Levi’s death marked the end of an era. While lauded as the new “King”, Sugar was not eager to fill the large shoes his father had left behind. According to his funeral notice, poor investments and other failures led to the disbanding of the tribe. Sugar, whose wife had died in 1911, was living in Memphis, Tenn. when he died at age 80 in 1916. His remains were sent to Dayton and unlike his parents, his funeral followed soon after.
A fundraising event was held at the Woodland shortly before I visited in October 2018 in hopes of getting funds to repair and refurbish the Stanley monument and Levi’s slab. Both are very faded. I don’t know what the status is of that project but it would a wonderful thing to see both brought back to their former glory.
Largest Obelisk in Woodland
I’m going for the big finish by sharing the story of veteran engineer John Alexander Collins (1815-1878). He has the distinction of being buried beside the largest obelisk in Woodland Cemetery.
Born in Staffordshire, England on June 8, 1815, John Collins came to America around 1825 and later became a locomotive engineer. He moved to Ohio in 1851 to open the Cincinnati, Hamilton, and Dayton (C.H. & D.) Railroad, remaining with the railroad until 1872. Marrying later in life at the age of 58, Collins wed Emma Jane Baird Turner Collins (who was either 37 or 47 and for whom this was her third marriage) in 1873. He died on Jan. 26, 1878 of tuberculosis. He had no children. Emma inherited most of his estate and died in 1894.
Not until August 1896, a good 18 years after John Collins died, was his enormous monument placed on his gravesite. Why? The article detailing the unveiling of the monument mentioned that Collins had left instructions in his will that $10,000 of his estate be spent on his monument. I discovered this week that in court proceedings at the time of his death, Collins requested that land holdings in Iowa be sold and placed in trust with a Covington, Ky. bank (just across the Ohio River from Cincinnati) for the monument and not used until after the death of Emma.
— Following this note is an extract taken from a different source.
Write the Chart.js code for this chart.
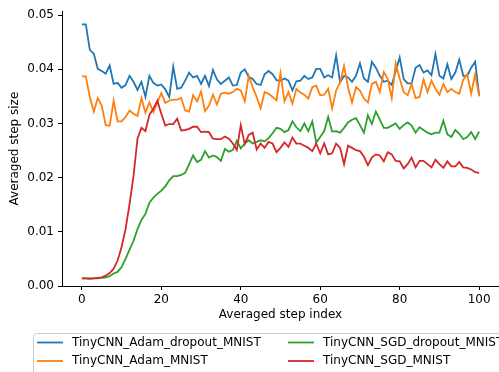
<!DOCTYPE html>
<html>
<head>
<meta charset="utf-8">
<script src="https://cdn.jsdelivr.net/npm/chart.js@4"></script>
<style>
  body { margin: 0; background: #fff; }
  canvas { display: block; }
</style>
</head>
<body>
<canvas id="chart" width="499" height="372"></canvas>
<script>
// x axis: averaged step index 0..100
const steps = Array.from({ length: 101 }, (_, i) => i);
const xTicks = [0, 20, 40, 60, 80, 100];
const yTicks = [0.00, 0.01, 0.02, 0.03, 0.04, 0.05];

const seriesNames = [
    'TinyCNN_Adam_dropout_MNIST',
    'TinyCNN_Adam_MNIST',
    'TinyCNN_SGD_dropout_MNIST',
    'TinyCNN_SGD_MNIST'
];

const adamDropout = [
    0.0483, 0.0483, 0.0436, 0.0429, 0.0401, 0.0397, 0.0392, 0.0407, 0.0373, 0.0375,
    0.0366, 0.0371, 0.0388, 0.0377, 0.0362, 0.0377, 0.0349, 0.0388, 0.0375, 0.0370,
    0.0372, 0.0363, 0.0349, 0.0405, 0.0364, 0.0366, 0.0379, 0.0394, 0.0385, 0.0388,
    0.0373, 0.0388, 0.0369, 0.0399, 0.0381, 0.0373, 0.0379, 0.0385, 0.0370, 0.0371,
    0.0394, 0.0400, 0.0386, 0.0382, 0.0373, 0.0371, 0.0391, 0.0397, 0.0391, 0.0380,
    0.0379, 0.0383, 0.0379, 0.0361, 0.0378, 0.0379, 0.0388, 0.0382, 0.0385, 0.0401,
    0.0401, 0.0385, 0.0389, 0.0385, 0.0426, 0.0376, 0.0388, 0.0385, 0.0377, 0.0388,
    0.0411, 0.0383, 0.0377, 0.0414, 0.0403, 0.0388, 0.0377, 0.0379, 0.0371, 0.0397,
    0.0422, 0.0382, 0.0374, 0.0374, 0.0403, 0.0408, 0.0394, 0.0398, 0.0389, 0.0428,
    0.0388, 0.0383, 0.0409, 0.0382, 0.0394, 0.0418, 0.0388, 0.0388, 0.0403, 0.0414,
    0.0352
];

const adam = [
    0.0387, 0.0387, 0.0349, 0.0322, 0.0347, 0.0333, 0.0297, 0.0296, 0.0342, 0.0304,
    0.0304, 0.0312, 0.0324, 0.0318, 0.0314, 0.0347, 0.0320, 0.0339, 0.0321, 0.0339,
    0.0356, 0.0338, 0.0342, 0.0344, 0.0344, 0.0347, 0.0324, 0.0322, 0.0352, 0.0341,
    0.0359, 0.0323, 0.0333, 0.0353, 0.0335, 0.0355, 0.0357, 0.0355, 0.0358, 0.0364,
    0.0361, 0.0341, 0.0388, 0.0367, 0.0349, 0.0328, 0.0358, 0.0355, 0.0349, 0.0343,
    0.0393, 0.0341, 0.0358, 0.0337, 0.0364, 0.0357, 0.0353, 0.0346, 0.0367, 0.0370,
    0.0352, 0.0353, 0.0364, 0.0328, 0.0361, 0.0376, 0.0406, 0.0367, 0.0339, 0.0367,
    0.0361, 0.0346, 0.0339, 0.0373, 0.0377, 0.0358, 0.0395, 0.0382, 0.0347, 0.0411,
    0.0383, 0.0358, 0.0352, 0.0373, 0.0347, 0.0349, 0.0381, 0.0358, 0.0379, 0.0364,
    0.0353, 0.0373, 0.0358, 0.0364, 0.0358, 0.0355, 0.0381, 0.0391, 0.0355, 0.0391,
    0.0350
];

const sgdDropout = [
    0.0014, 0.0014, 0.0013, 0.0014, 0.0014, 0.0015, 0.0016, 0.0018, 0.0023, 0.0026,
    0.0035, 0.0050, 0.0067, 0.0083, 0.0105, 0.0122, 0.0133, 0.0154, 0.0163, 0.0170,
    0.0176, 0.0184, 0.0195, 0.0203, 0.0203, 0.0205, 0.0209, 0.0225, 0.0241, 0.0229,
    0.0233, 0.0249, 0.0237, 0.0241, 0.0238, 0.0231, 0.0253, 0.0248, 0.0251, 0.0268,
    0.0254, 0.0263, 0.0269, 0.0263, 0.0266, 0.0269, 0.0267, 0.0273, 0.0282, 0.0292,
    0.0290, 0.0284, 0.0288, 0.0304, 0.0293, 0.0286, 0.0300, 0.0286, 0.0304, 0.0265,
    0.0275, 0.0286, 0.0312, 0.0285, 0.0286, 0.0283, 0.0292, 0.0302, 0.0307, 0.0310,
    0.0297, 0.0283, 0.0315, 0.0299, 0.0322, 0.0307, 0.0292, 0.0292, 0.0296, 0.0300,
    0.0290, 0.0297, 0.0302, 0.0296, 0.0283, 0.0293, 0.0288, 0.0283, 0.0280, 0.0283,
    0.0283, 0.0305, 0.0280, 0.0275, 0.0288, 0.0281, 0.0271, 0.0275, 0.0284, 0.0271,
    0.0285
];

const sgd = [
    0.0014, 0.0014, 0.0014, 0.0014, 0.0015, 0.0016, 0.0019, 0.0024, 0.0032, 0.0047,
    0.0072, 0.0105, 0.0151, 0.0203, 0.0272, 0.0292, 0.0286, 0.0316, 0.0327, 0.0342,
    0.0318, 0.0296, 0.0299, 0.0299, 0.0309, 0.0287, 0.0288, 0.0290, 0.0294, 0.0294,
    0.0284, 0.0285, 0.0284, 0.0272, 0.0271, 0.0271, 0.0276, 0.0272, 0.0263, 0.0251,
    0.0297, 0.0262, 0.0279, 0.0283, 0.0252, 0.0263, 0.0255, 0.0266, 0.0263, 0.0247,
    0.0255, 0.0265, 0.0257, 0.0274, 0.0263, 0.0263, 0.0259, 0.0255, 0.0249, 0.0263,
    0.0245, 0.0263, 0.0243, 0.0245, 0.0263, 0.0255, 0.0225, 0.0259, 0.0255, 0.0251,
    0.0249, 0.0239, 0.0223, 0.0237, 0.0243, 0.0241, 0.0230, 0.0247, 0.0243, 0.0231,
    0.0230, 0.0217, 0.0225, 0.0237, 0.0219, 0.0231, 0.0231, 0.0225, 0.0219, 0.0233,
    0.0225, 0.0218, 0.0230, 0.0221, 0.0221, 0.0229, 0.0219, 0.0218, 0.0215, 0.0210,
    0.0209
];

const seriesValues = [adamDropout, adam, sgdDropout, sgd];
const colors = ['#1f77b4', '#ff7f0e', '#2ca02c', '#d62728'];

const FONT = "'DejaVu Sans', sans-serif";
Chart.defaults.font.family = FONT;
Chart.defaults.font.size = 12;
Chart.defaults.color = '#000';

// matplotlib style legend below the axes, two columns, column-major order
const mplLegend = {
    id: 'mplLegend',
    afterDraw(chart) {
        const ctx = chart.ctx;
        const ds = chart.data.datasets;
        ctx.save();
        // frame
        const bx = 33.5, by = 333.5, bw = 490, bh = 42, r = 3;
        ctx.beginPath();
        ctx.moveTo(bx + r, by);
        ctx.lineTo(bx + bw - r, by);
        ctx.quadraticCurveTo(bx + bw, by, bx + bw, by + r);
        ctx.lineTo(bx + bw, by + bh - r);
        ctx.quadraticCurveTo(bx + bw, by + bh, bx + bw - r, by + bh);
        ctx.lineTo(bx + r, by + bh);
        ctx.quadraticCurveTo(bx, by + bh, bx, by + bh - r);
        ctx.lineTo(bx, by + r);
        ctx.quadraticCurveTo(bx, by, bx + r, by);
        ctx.closePath();
        ctx.fillStyle = 'rgba(255,255,255,0.8)';
        ctx.fill();
        ctx.strokeStyle = '#cccccc';
        ctx.lineWidth = 1;
        ctx.stroke();

        const cols = [37, 288];
        const rows = [342.5, 361];
        ctx.font = '12px ' + FONT;
        ctx.textBaseline = 'middle';
        ds.forEach((d, i) => {
            const x = cols[Math.floor(i / 2)];
            const y = rows[i % 2];
            ctx.strokeStyle = d.borderColor;
            ctx.lineWidth = 1.8;
            ctx.beginPath();
            ctx.moveTo(x, y);
            ctx.lineTo(x + 26, y);
            ctx.stroke();
            ctx.fillStyle = '#000';
            ctx.fillText(d.label, x + 35, y);
        });
        ctx.restore();
    }
};

new Chart(document.getElementById('chart'), {
    type: 'line',
    data: {
        datasets: seriesNames.map((name, k) => ({
            label: name,
            data: steps.map((s, i) => ({ x: s, y: seriesValues[k][i] })),
            borderColor: colors[k],
            backgroundColor: colors[k],
            borderWidth: 1.8,
            pointRadius: 0,
            tension: 0,
            fill: false,
            order: 4 - k
        }))
    },
    options: {
        responsive: false,
        animation: false,
        events: [],
        layout: { padding: { top: 8, right: 0, bottom: 46, left: 0 } },
        plugins: {
            legend: { display: false },
            tooltip: { enabled: false }
        },
        scales: {
            x: {
                type: 'linear',
                min: -5,
                max: 105,
                afterBuildTicks: s => { s.ticks = xTicks.map(v => ({ value: v })); },
                afterFit: s => { s.height = 40; },
                grid: { drawOnChartArea: false, drawTicks: true, tickLength: 4, color: '#000', lineWidth: 1 },
                border: { display: true, color: '#000', width: 1 },
                ticks: { padding: 3, color: '#000', maxRotation: 0 },
                title: { display: true, text: 'Averaged step index', color: '#000', padding: { top: 2, bottom: 4 } }
            },
            y: {
                type: 'linear',
                min: 0,
                max: 0.05073,
                afterBuildTicks: s => { s.ticks = yTicks.map(v => ({ value: v })); },
                afterFit: s => { s.width = 62; },
                grid: { drawOnChartArea: false, drawTicks: true, tickLength: 4, color: '#000', lineWidth: 1 },
                border: { display: true, color: '#000', width: 1 },
                ticks: { padding: 4, color: '#000', callback: v => v.toFixed(2) },
                title: { display: true, text: 'Averaged step size', color: '#000', padding: { top: 8, bottom: 4 } }
            }
        }
    },
    plugins: [mplLegend]
});
</script>
</body>
</html>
That explains the delay.
The front of the monument details John’s life and also serves as a sort of memorial to his fellow railroad engineers.
I did notice an article on John Collins’ Find a Grave.com memorial that made me smile at the understatement. The newspaper reported, “It was not without some trouble that it was removed to the cemetery.” I can only imagine how difficult that task must have been.
My few hours at Woodland that day are precious to me for a number of reasons. One was that I spent it rambling over the hillsides with my cousin Christal Gray-Davis, who I’d always wanted to go hopping with. She and her husband, Ron, live about an hour from Dayton and drove over for the afternoon. I later apologized for the zeal with which I dragged her along with me since we only had a few hours to scour the place. I hope when I return in September that she’ll “hop” with me again if I promise to slow down this time.
It was also special because Woodland Cemetery is where so many of my family is buried, some whom I knew and loved dearly, others who died long before I was born. They are branches in my family tree that rest peacefully in a place that was the first cemetery I ever remember visiting. Perhaps the seeds were sewn then for the passion I have now to tell the stories behind the stones.
Farewell, Woodland. I’ll be back soon.